--- Begin DATA TO PROCESS ---

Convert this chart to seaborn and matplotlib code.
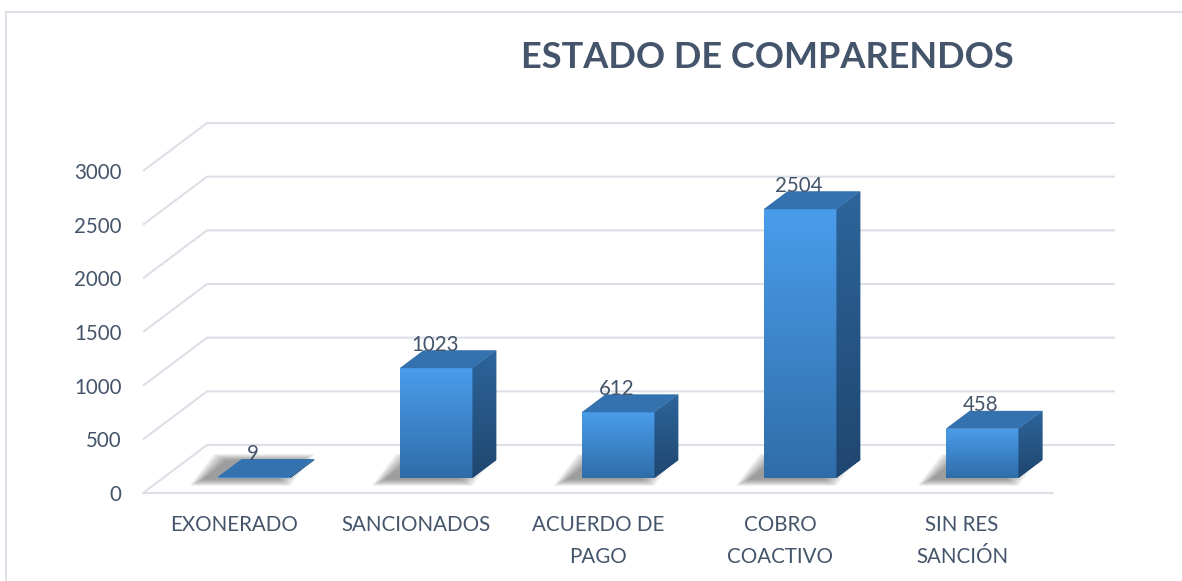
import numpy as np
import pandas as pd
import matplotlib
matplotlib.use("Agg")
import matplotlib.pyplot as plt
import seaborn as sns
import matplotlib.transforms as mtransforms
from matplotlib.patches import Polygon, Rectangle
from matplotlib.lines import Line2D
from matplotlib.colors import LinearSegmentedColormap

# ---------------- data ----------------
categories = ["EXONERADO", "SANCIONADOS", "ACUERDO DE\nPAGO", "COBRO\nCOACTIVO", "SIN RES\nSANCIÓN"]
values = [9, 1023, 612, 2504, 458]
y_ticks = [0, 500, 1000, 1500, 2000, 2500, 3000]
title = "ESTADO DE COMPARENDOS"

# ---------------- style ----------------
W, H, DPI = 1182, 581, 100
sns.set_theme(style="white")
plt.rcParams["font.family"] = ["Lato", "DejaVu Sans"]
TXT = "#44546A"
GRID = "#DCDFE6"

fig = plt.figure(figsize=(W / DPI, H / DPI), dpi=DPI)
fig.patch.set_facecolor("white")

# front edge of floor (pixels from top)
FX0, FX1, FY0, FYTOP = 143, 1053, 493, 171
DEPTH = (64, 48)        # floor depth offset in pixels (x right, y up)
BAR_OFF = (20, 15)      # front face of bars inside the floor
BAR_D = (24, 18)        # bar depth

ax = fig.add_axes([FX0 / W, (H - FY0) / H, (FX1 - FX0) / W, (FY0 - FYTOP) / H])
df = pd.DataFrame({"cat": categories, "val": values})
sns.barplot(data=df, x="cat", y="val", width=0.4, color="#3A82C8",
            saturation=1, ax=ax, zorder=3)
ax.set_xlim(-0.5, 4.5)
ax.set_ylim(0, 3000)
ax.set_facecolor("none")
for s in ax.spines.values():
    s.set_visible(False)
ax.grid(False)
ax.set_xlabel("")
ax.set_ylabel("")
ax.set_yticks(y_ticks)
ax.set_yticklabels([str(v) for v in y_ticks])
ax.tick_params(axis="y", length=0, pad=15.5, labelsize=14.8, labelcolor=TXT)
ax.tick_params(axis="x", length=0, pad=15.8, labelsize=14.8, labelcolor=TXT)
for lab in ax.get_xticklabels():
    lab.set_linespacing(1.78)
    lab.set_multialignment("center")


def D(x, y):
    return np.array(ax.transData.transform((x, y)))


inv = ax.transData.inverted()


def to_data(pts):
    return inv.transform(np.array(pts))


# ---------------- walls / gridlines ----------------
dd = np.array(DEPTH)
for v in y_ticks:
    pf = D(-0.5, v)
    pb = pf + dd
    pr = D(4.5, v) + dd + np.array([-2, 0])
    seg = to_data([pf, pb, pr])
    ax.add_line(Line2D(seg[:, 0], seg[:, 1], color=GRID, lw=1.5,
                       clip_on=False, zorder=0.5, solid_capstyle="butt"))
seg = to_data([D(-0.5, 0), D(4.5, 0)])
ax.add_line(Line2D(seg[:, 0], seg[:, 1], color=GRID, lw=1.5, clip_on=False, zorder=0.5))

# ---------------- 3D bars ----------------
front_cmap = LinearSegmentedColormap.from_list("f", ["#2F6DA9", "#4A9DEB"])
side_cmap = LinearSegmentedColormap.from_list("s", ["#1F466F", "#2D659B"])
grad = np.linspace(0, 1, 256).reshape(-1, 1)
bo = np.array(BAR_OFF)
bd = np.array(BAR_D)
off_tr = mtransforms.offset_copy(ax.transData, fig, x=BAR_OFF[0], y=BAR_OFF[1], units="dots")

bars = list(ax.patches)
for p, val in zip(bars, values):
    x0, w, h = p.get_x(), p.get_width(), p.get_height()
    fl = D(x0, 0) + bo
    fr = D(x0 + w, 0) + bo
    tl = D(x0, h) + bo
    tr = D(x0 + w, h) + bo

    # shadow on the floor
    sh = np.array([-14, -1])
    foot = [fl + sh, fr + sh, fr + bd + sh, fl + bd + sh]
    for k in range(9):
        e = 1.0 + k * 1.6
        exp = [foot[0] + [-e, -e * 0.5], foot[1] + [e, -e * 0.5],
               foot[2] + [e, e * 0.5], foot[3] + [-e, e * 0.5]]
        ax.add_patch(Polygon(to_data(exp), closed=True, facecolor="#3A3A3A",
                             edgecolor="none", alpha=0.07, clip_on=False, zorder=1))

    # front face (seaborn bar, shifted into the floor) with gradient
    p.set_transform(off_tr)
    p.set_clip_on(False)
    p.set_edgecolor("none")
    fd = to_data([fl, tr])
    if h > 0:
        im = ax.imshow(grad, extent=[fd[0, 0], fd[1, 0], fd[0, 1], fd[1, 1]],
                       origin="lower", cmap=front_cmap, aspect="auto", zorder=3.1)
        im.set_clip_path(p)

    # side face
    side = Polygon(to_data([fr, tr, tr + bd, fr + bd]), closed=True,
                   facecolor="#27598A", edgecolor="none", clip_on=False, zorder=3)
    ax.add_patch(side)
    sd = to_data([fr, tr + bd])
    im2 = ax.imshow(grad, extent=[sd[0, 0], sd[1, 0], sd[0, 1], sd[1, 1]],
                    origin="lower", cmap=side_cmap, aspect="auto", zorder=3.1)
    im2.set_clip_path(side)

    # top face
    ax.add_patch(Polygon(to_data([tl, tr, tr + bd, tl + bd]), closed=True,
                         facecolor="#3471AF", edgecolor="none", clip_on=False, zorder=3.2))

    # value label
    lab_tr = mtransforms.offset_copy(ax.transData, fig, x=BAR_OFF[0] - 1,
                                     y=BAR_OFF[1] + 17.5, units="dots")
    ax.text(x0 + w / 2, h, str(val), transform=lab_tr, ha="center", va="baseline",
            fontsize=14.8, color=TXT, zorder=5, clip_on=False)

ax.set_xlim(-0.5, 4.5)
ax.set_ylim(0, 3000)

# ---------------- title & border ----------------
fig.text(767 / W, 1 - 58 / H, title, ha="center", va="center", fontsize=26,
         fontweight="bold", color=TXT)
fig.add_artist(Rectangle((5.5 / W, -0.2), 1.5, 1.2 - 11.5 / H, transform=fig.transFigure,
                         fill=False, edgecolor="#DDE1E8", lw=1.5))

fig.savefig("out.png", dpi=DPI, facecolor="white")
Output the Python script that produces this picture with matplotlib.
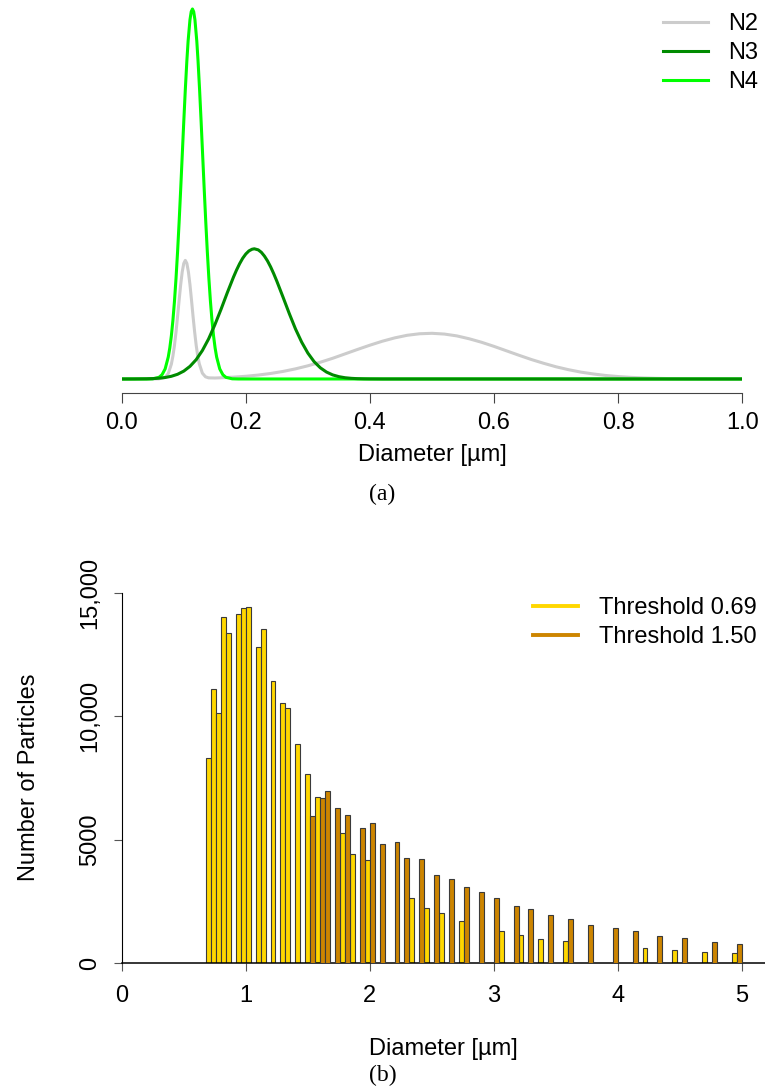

--- End DATA TO PROCESS ---

Return the material line for line, from its beginning to the line that contains "from matplotlib.colors import", with the pictures left out.

Convert this chart to seaborn and matplotlib code.
import numpy as np
import pandas as pd
import matplotlib
matplotlib.use("Agg")
import matplotlib.pyplot as plt
import seaborn as sns
import matplotlib.transforms as mtransforms
from matplotlib.patches import Polygon, Rectangle
from matplotlib.lines import Line2D
from matplotlib.colors import LinearSegmentedColormap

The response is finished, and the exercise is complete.